NEWPORT NEWS, Va., June 16, 2002 - A Newport News jury has found a luxury car dealership guilty of fraud for selling a $50,000 BMW to a collector as "new" when it knew the automobile had been previously titled to a leasing company.
The Circuit Court jury on Wednesday found that Casey Honda/BMW willfully violated the Virginia Consumer Protection Act and committed fraud when it sold a 1998 540i BMW as new even though Casey had previously titled the vehicle and it had been used as a demo, said Richmond attorney John Cole Gayle, Jr. "Using a car as a demo, or titling a vehicle makes it 'used' under Virginia law," Gayle said. "It all could have been avoided if the dealership had followed the law concerning odometer disclosure."
The jury awarded the plaintiff Gerald Wilkins, $113,862.86 in damages in an unusual verdict that both trebled the actual damages and awarded punitive damages as well, Gayle said. The lawsuit was based on the Virginia Consumer Protection Act and a claim of fraud, but relied on Casey’s violation of the Federal Odometer Act to show Casey’s intent to conceal that the car was used. The Federal Odometer Act’s regulations require that mileage disclosures be made on the title and signed by the buyer as opposed to the common practice among auto dealers of issuing a separate disclosure form, said Gayle. "Mr. Wilkins was aware the car had 972 miles on it," said Gayle. "He wasn't aware there had been a previous owner, and had the dealership followed the law and made the odometer disclosures at the time of sale, he would have seen the chain of ownership and would not have bought the car." "This should be a warning to car dealers throughout Virginia to comply with the law instead of relying on standard operating procedure," Gayle said.

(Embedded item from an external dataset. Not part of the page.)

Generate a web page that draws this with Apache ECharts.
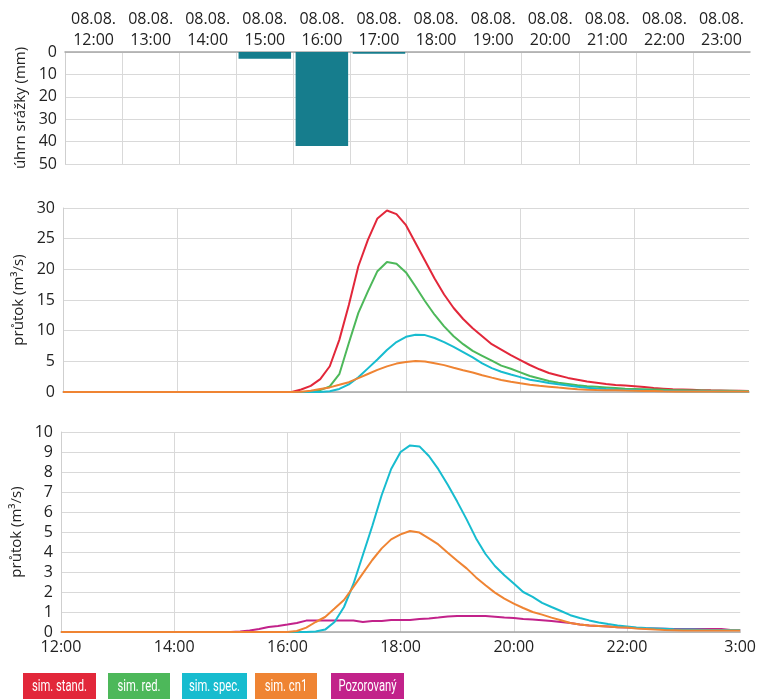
<!DOCTYPE html>
<html><head><meta charset="utf-8">
<script src="https://cdn.jsdelivr.net/npm/echarts@6/dist/echarts.min.js"></script>
<style>html,body{margin:0;padding:0;background:#fff}#c{width:759px;height:699px}</style>
</head><body><div id="c"></div>
<script>
// ---- data ----
const dateLabel = '08.08.';
const hourLabels = ['12:00','13:00','14:00','15:00','16:00','17:00','18:00','19:00','20:00','21:00','22:00','23:00'];
const rain = [0, 0, 0, 3, 42, 0.8, 0, 0, 0, 0, 0, 0];

// flow samples every 10 minutes from 12:00 to 24:00 (73 samples)
const simStand = [0,0,0,0,0,0, 0,0,0,0,0,0, 0,0,0,0,0,0, 0,0,0,0,0,0,
  0,0.4,1.0,2.1,4.2,8.5, 14.2,20.5,24.8,28.3,29.6,29.0,
  27.2,24.3,21.4,18.5,15.9,13.7, 11.9,10.4,9.1,7.8,6.9,6.0,
  5.2,4.4,3.7,3.1,2.7,2.3, 2.0,1.7,1.5,1.3,1.15,1.05,
  0.95,0.8,0.65,0.55,0.45,0.4, 0.35,0.3,0.27,0.25,0.22,0.2, 0.18];
const simRed = [0,0,0,0,0,0, 0,0,0,0,0,0, 0,0,0,0,0,0, 0,0,0,0,0,0,
  0,0,0,0.3,0.9,2.9, 8.0,12.9,16.4,19.7,21.2,20.9,
  19.5,17.2,14.8,12.6,10.7,9.1, 7.8,6.7,5.9,5.1,4.3,3.8,
  3.2,2.6,2.2,1.8,1.5,1.3, 1.1,0.95,0.85,0.75,0.65,0.55,
  0.5,0.45,0.4,0.35,0.3,0.3, 0.25,0.25,0.22,0.2,0.2,0.18, 0.17];
const simSpec = [0,0,0,0,0,0, 0,0,0,0,0,0, 0,0,0,0,0,0, 0,0,0,0,0,0,
  0,0,0,0.02,0.12,0.5, 1.25,2.4,3.85,5.3,6.85,8.15,
  9.0,9.33,9.28,8.8,8.14,7.36, 6.52,5.63,4.68,3.9,3.3,2.84,
  2.43,2.0,1.76,1.46,1.25,1.05, 0.84,0.7,0.58,0.48,0.4,0.33,
  0.28,0.23,0.2,0.18,0.16,0.14, 0.13,0.12,0.11,0.1,0.1,0.1, 0.1];
const simCn1 = [0,0,0,0,0,0, 0,0,0,0,0,0, 0,0,0,0,0,0, 0,0,0,0,0,0,
  0,0.05,0.22,0.5,0.75,1.17, 1.6,2.26,2.93,3.6,4.18,4.63,
  4.88,5.05,4.97,4.68,4.38,3.96, 3.56,3.18,2.73,2.34,1.97,1.67,
  1.42,1.2,1.0,0.87,0.72,0.59, 0.45,0.38,0.33,0.3,0.27,0.24,
  0.22,0.18,0.15,0.12,0.1,0.09, 0.08,0.08,0.08,0.07,0.07,0.07, 0.07];
const observed = [0,0,0,0,0,0, 0,0,0,0,0,0, 0,0,0,0,0,0, 0,0.02,0.08,0.15,0.25,0.3,
  0.37,0.45,0.57,0.57,0.57,0.57, 0.57,0.57,0.5,0.55,0.55,0.6,
  0.6,0.6,0.65,0.68,0.72,0.78, 0.8,0.8,0.8,0.8,0.76,0.72,
  0.7,0.65,0.62,0.59,0.55,0.5, 0.45,0.38,0.33,0.3,0.27,0.24,
  0.22,0.2,0.18,0.17,0.16,0.15, 0.15,0.15,0.15,0.15,0.15,0.1, 0.1];
const flowTickLabels = {12:'12:00', 14:'14:00', 16:'16:00', 18:'18:00', 20:'20:00', 22:'22:00', 24:'3:00'};
const legendNames = ['sim. stand.','sim. red.','sim. spec.','sim. cn1','Pozorovaný'];
const colors = ['#e2273a','#4db85a','#17bccf','#ef8433','#c2228a'];
const barColor = '#167d8d';

// ---- build ----
const times = simStand.map((_, i) => 12 + i / 6);
const pairs = arr => arr.map((v, i) => [times[i], v]);
const FONT = '"Open Sans", sans-serif';
const FS = 16;
const TXT = '#222';
const GRIDC = '#d9d9d9';
const AXC = '#a6a6a6';

const chart = echarts.init(document.getElementById('c'), null, {renderer: 'canvas'});

const yCommon = (gi, min, max, interval, name, gap, extra) => Object.assign({
  type: 'value', gridIndex: gi, min, max, interval,
  name, nameLocation: 'middle', nameGap: gap,
  nameTextStyle: {fontSize: 15, color: TXT, fontFamily: FONT},
  axisLine: {show: true, lineStyle: {color: '#cfcfcf', width: 1}},
  axisTick: {show: false},
  axisLabel: {fontSize: FS, color: TXT, fontFamily: FONT, margin: 8},
  splitLine: {show: true, lineStyle: {color: GRIDC, width: 1}}
}, extra || {});

const legendGraphics = [];
const boxes = [[23,73],[108,62],[182,65],[255,62],[331,73]];
legendNames.forEach((n, i) => {
  const [bx, bw] = boxes[i];
  legendGraphics.push({type: 'rect', left: bx, top: 673, shape: {width: bw, height: 26}, style: {fill: colors[i]}});
  legendGraphics.push({type: 'text', x: bx + bw / 2, y: 687, scaleX: 0.66,
    style: {text: n, fill: '#fff', font: '17px Roboto, sans-serif', align: 'center', verticalAlign: 'middle'}});
});

const lineSeries = (name, arr, color, xi, z) => ({
  type: 'line', name, data: pairs(arr), xAxisIndex: xi, yAxisIndex: xi,
  showSymbol: false, symbol: 'none', smooth: false, z,
  lineStyle: {color, width: 2}, itemStyle: {color}
});

chart.setOption({
  animation: false,
  backgroundColor: '#fff',
  grid: [
    {left: 65, top: 52, width: 685, height: 112},
    {left: 63, top: 208, width: 686, height: 184},
    {left: 61, top: 432, width: 686, height: 200}
  ],
  xAxis: [
    {type: 'category', gridIndex: 0, position: 'top', data: hourLabels.map(h => dateLabel + '\n' + h),
     boundaryGap: true,
     axisLine: {show: true, lineStyle: {color: AXC, width: 1.5}},
     axisTick: {show: false},
     axisLabel: {fontSize: FS, color: TXT, fontFamily: FONT, lineHeight: 21, margin: 1, interval: 0},
     splitLine: {show: true, showMaxLine: false, interval: 0, lineStyle: {color: GRIDC, width: 1}}},
    {type: 'value', gridIndex: 1, min: 12, max: 24, interval: 2,
     axisLine: {show: true, onZero: false, lineStyle: {color: AXC, width: 1.5}},
     axisTick: {show: false}, axisLabel: {show: false},
     splitLine: {show: true, showMaxLine: false, lineStyle: {color: GRIDC, width: 1}}},
    {type: 'value', gridIndex: 2, min: 12, max: 24, interval: 2,
     axisLine: {show: true, onZero: false, lineStyle: {color: AXC, width: 1.5}},
     axisTick: {show: false},
     axisLabel: {fontSize: FS, color: TXT, fontFamily: FONT, margin: 7,
       formatter: v => flowTickLabels[v] !== undefined ? flowTickLabels[v] : ''},
     splitLine: {show: true, showMaxLine: false, lineStyle: {color: GRIDC, width: 1}}}
  ],
  yAxis: [
    yCommon(0, 0, 50, 10, 'úhrn srážky (mm)', 35, {inverse: true}),
    yCommon(1, 0, 30, 5, 'průtok (m³/s)', 33),
    yCommon(2, 0, 10, 1, 'průtok (m³/s)', 33)
  ],
  series: [
    {type: 'bar', name: 'úhrn', data: rain, xAxisIndex: 0, yAxisIndex: 0,
     barCategoryGap: '8%', itemStyle: {color: barColor}},
    lineSeries(legendNames[0], simStand, colors[0], 1, 2),
    lineSeries(legendNames[1], simRed, colors[1], 1, 3),
    lineSeries(legendNames[2], simSpec, colors[2], 1, 4),
    lineSeries(legendNames[3], simCn1, colors[3], 1, 5),
    lineSeries(legendNames[4], observed, colors[4], 2, 2),
    lineSeries(legendNames[2], simSpec, colors[2], 2, 3),
    lineSeries(legendNames[3], simCn1, colors[3], 2, 4)
  ],
  graphic: legendGraphics
});
</script>
</body></html>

Wilkins bought the car on March 31, 1999, and was promised that he would get a Certificate of Origin, which he had specifically requested since he collects cars, stores them and, if new, sells them later with the guarantee that the auto has never been titled, Gayle said. Five weeks after the purchase, Wilkins was mailed the title instead of the Certificate of Origin and discovered the car had in fact been previously titled in a leasing company's name, according to the lawsuit. Casey Honda-BMW claimed the titling of the vehicle was an error, that it contacted the leasing company and had the title assigned back to the dealership, Gayle said. The car then was sold to Wilkins as new.
The two-day case was tried before Circuit Judge E. L. Hubbard.